Seperti diketahui pemekaran Provinsi Papua itu akan diatur melalui RUU baru.
"Setiap prokontra dalam masyarakat itu hal yang biasa. Kita sudah menjajaki saudara kita dari Papua. Memang ada pihak-pihak yang kontra, tapi pihak yang pro juga banyak," kata Baidowi di Kompleks Parlemen Senayan, Jakarta, Jumat (8/4/2022).
Baidowi mengatakan, DPR nantinya akan mendengarkan masukan, baik dari pihak yang pro maupun kontra. Masukan masyarakat itu akan didengarkan dalam tahap pembahasan di Komisi II DPR.
"Tentu yang kontra itu kita dengarkan juga nanti dalam pembahasan di Komisi II. Itu ranahnya Komisi II, yang menjadikan kontra itu apa. Tentu dalam pembahasan undang-undang, hampir semua pembahasan undang-undang itu didengarkan," tutur Baidowi.
Baidowi berujar, Baleg DPR sendiri hanya mengharmonisasi yang disampaikan Komisi II. Mulai dari aspek teknis, titik koma, penamaan ataupun definisinya.
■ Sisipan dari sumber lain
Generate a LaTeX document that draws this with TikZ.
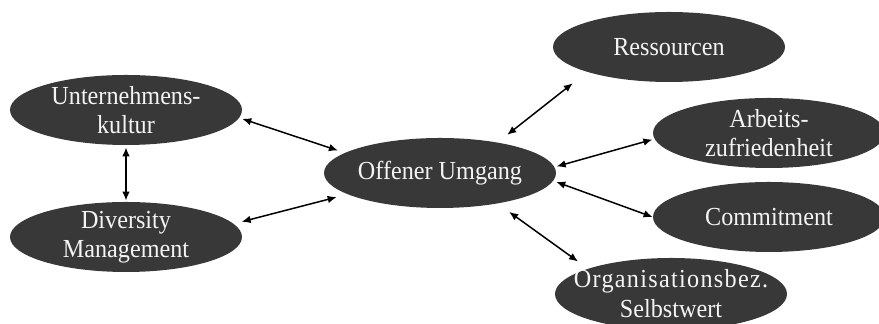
\documentclass[tikz,border=0pt]{standalone}
\usepackage{fontspec}
\setmainfont{Liberation Serif}[FakeStretch=0.93]
\usetikzlibrary{arrows.meta, shapes.geometric}
\definecolor{ovalfill}{HTML}{383838}
\definecolor{ovaltext}{HTML}{F4F4F4}

\begin{document}
\begin{tikzpicture}[
    x=0.5pt, y=-0.5pt,
    >={Latex[length=4.5pt, width=3.8pt]},
    oval/.style={ellipse, fill=ovalfill, text=ovaltext,
                 inner xsep=-10pt, inner ysep=-3pt,
                 minimum width=116pt, minimum height=35pt, align=center,
                 font=\fontsize{13}{14.5}\selectfont},
    link/.style={<->, line width=0.75pt},
]
\useasboundingbox (0,0) rectangle (879,324);
\clip (0,0) rectangle (879,324);
% antecedents on the left
\node[oval] (kultur)    at (126,110) {Unternehmens-\\kultur};
\node[oval] (diversity) at (126,237) {Diversity\\Management};
% the central construct
\node[oval] (umgang)    at (440,173) {Offener Umgang};
% outcomes on the right
\node[oval] (ressourcen) at (669,47)  {Ressourcen};
\node[oval] (zufrieden)  at (769,133) {Arbeits-\\zufriedenheit};
\node[oval] (commit)     at (769,217) {Commitment};
\node[oval, minimum height=36pt] (selbstwert) at (671,294)
   {{\addfontfeature{LetterSpace=5}Organisationsbez.}\\[0.5pt]Selbstwert};
% two-headed links, from anchor to anchor
\foreach \a/\b/\s/\e in {kultur.-4/umgang.168/1.5pt/3.5pt,
                         diversity.7/umgang.193/4pt/5.5pt,
                         kultur.south/diversity.north/1pt/0.5pt,
                         umgang.28/ressourcen.197/6pt/9pt,
                         umgang.3.5/zufrieden.183.5/1pt/1pt,
                         umgang.-4.5/commit.180/1.5pt/0pt,
                         umgang.-28.6/selbstwert.163.7/7pt/6pt}
  \draw[link, shorten <=\s, shorten >=\e] (\a) -- (\b);
\end{tikzpicture}
\end{document}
"Itu kan kita memberikan semacam gambaran saja penilaian terhadap naskah yang dibuat oleh Komisi II. Tentu nanti siapa yang akan ditugaskan oleh DPR membahas bersama pemerintah ya itu nanti akan membahas, bisa jadi tetap kembali Komisi II lazimnya seperti itu," kata Baidowi.
Sebelumnya, Koalisi Kemanusiaan untuk Papua yang terdiri atas sejumlah organisasi masyarakat sipil mendesak pemerintah dan DPR untuk membatalkan penambahan tiga provinsi di Papua yang baru disetujui di tingkat Badan Legislasi DPR RI.
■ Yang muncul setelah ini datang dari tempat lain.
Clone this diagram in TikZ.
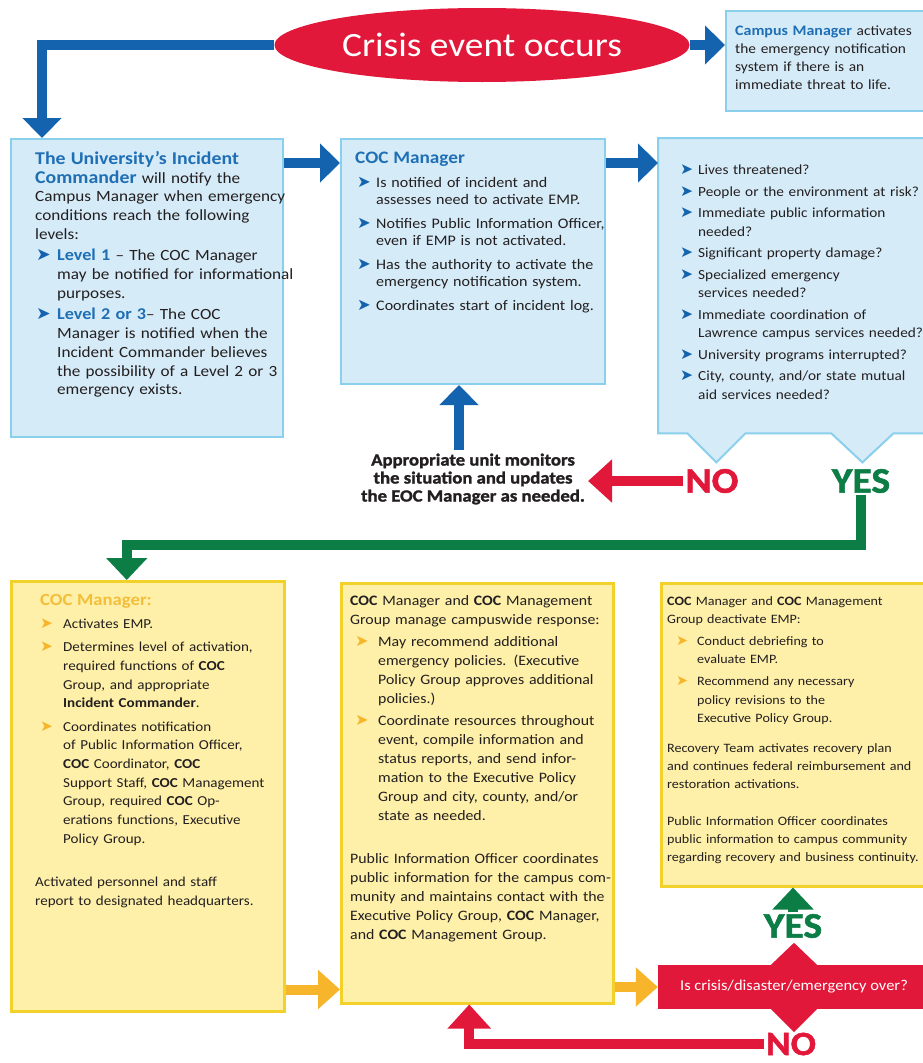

Direktur Eksekutif Public Virtue Miya Irawati mengatakan, pemerintah seharusnya membatalkan atau setidaknya menunda rencana pemekaran sampai ada putusan MK perihal gugatan revisi UU Otsus Papua yang dilayangkan oleh Majelis Rakyat Papua (MRP).
Baca Juga: Persatuan Gereja Indonesia Tolak Pembentukan 3 Provinsi Baru di Papua
“Kami juga mendesak Pemerintah membatalkan rencana pembentukan provinsi baru di Papua atau setidaknya menunda rencana tersebut sampai ada putusan MK pada beberapa bulan mendatang. Ini adalah kemunduran demokrasi di Papua. Alih-alih menghormati semangat otonomi khusus, pemerintah justru melakukan resentralisasi politik pemerintahan daerah,” kata Miya, Jumat (8/4/2022).
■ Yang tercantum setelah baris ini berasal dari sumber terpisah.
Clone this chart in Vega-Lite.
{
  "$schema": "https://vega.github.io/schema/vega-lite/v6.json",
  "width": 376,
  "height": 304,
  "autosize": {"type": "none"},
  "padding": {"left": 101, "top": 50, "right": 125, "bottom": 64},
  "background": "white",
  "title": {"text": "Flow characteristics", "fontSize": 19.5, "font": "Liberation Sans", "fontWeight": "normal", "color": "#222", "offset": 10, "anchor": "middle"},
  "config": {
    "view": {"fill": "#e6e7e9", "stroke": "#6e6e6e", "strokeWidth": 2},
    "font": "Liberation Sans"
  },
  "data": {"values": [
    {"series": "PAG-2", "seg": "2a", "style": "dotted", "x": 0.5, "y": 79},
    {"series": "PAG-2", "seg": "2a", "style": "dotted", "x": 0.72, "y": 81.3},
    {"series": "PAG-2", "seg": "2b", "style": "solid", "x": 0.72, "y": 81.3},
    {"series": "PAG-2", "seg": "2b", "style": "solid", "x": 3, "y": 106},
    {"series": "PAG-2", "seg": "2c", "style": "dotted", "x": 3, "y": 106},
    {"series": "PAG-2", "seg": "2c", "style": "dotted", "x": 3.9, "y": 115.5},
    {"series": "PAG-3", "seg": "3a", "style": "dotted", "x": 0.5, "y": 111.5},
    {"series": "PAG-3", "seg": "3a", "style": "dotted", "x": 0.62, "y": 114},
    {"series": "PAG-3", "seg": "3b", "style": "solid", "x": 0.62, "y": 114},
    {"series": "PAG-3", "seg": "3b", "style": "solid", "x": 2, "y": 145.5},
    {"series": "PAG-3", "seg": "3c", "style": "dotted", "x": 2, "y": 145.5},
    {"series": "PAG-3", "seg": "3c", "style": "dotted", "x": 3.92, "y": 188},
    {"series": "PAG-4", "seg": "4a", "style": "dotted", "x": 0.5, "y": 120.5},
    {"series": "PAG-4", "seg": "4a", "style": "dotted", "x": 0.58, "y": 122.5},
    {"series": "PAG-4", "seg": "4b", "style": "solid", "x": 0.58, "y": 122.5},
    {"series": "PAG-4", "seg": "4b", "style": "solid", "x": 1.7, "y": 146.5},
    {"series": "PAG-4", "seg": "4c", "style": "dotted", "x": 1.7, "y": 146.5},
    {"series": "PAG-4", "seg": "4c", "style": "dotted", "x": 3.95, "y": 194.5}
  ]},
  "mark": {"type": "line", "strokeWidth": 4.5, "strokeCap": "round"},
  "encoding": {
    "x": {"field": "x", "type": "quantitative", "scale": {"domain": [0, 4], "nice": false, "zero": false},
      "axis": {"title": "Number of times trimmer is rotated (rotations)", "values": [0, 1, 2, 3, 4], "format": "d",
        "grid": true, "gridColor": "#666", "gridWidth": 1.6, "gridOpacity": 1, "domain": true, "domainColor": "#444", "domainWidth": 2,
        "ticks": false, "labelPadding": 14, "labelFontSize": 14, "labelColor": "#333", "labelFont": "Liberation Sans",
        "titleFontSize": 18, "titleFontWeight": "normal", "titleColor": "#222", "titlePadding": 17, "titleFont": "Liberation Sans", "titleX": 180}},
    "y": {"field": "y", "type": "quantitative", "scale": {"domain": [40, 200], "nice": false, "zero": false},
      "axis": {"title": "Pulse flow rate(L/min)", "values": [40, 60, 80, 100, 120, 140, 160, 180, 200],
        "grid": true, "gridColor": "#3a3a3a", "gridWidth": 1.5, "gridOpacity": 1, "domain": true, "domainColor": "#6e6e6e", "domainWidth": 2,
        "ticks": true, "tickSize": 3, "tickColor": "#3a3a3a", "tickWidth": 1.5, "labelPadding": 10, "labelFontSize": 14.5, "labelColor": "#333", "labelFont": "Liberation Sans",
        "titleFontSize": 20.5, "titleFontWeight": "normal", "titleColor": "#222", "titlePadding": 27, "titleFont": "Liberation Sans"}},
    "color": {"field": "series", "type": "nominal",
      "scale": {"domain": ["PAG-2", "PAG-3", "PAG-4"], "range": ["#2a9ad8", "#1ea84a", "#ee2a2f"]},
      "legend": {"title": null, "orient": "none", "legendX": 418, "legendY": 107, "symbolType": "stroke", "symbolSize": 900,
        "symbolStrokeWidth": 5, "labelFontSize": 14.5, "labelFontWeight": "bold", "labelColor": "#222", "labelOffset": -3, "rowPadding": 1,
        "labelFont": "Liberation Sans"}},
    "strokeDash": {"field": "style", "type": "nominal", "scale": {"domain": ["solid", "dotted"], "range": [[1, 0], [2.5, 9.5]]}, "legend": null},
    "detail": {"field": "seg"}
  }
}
Sementara, Peneliti Imparsial Hussein Ahmad khawatir kebijakan pemekaran wilayah Papua akan digunakan untuk membenarkan penambahan kehadiran militer di Papua yang mana berpotensi meningkatkan kekerasan dan pelanggaran hak asasi manusia di Papua.
“Kami khawatir pembentukan provinsi baru nantinya akan melegitimasi pembentukan satuan-satuan teritorial baru di Papua. Jika ada tiga provinsi baru maka biasanya akan diikuti dengan pembentukan 3 Kodam dan satuan-satuan baru juga di bawahnya yang tentunya akan berdampak pada meningkatnya jumlah pasukan militer di Papua," ucap Hussein.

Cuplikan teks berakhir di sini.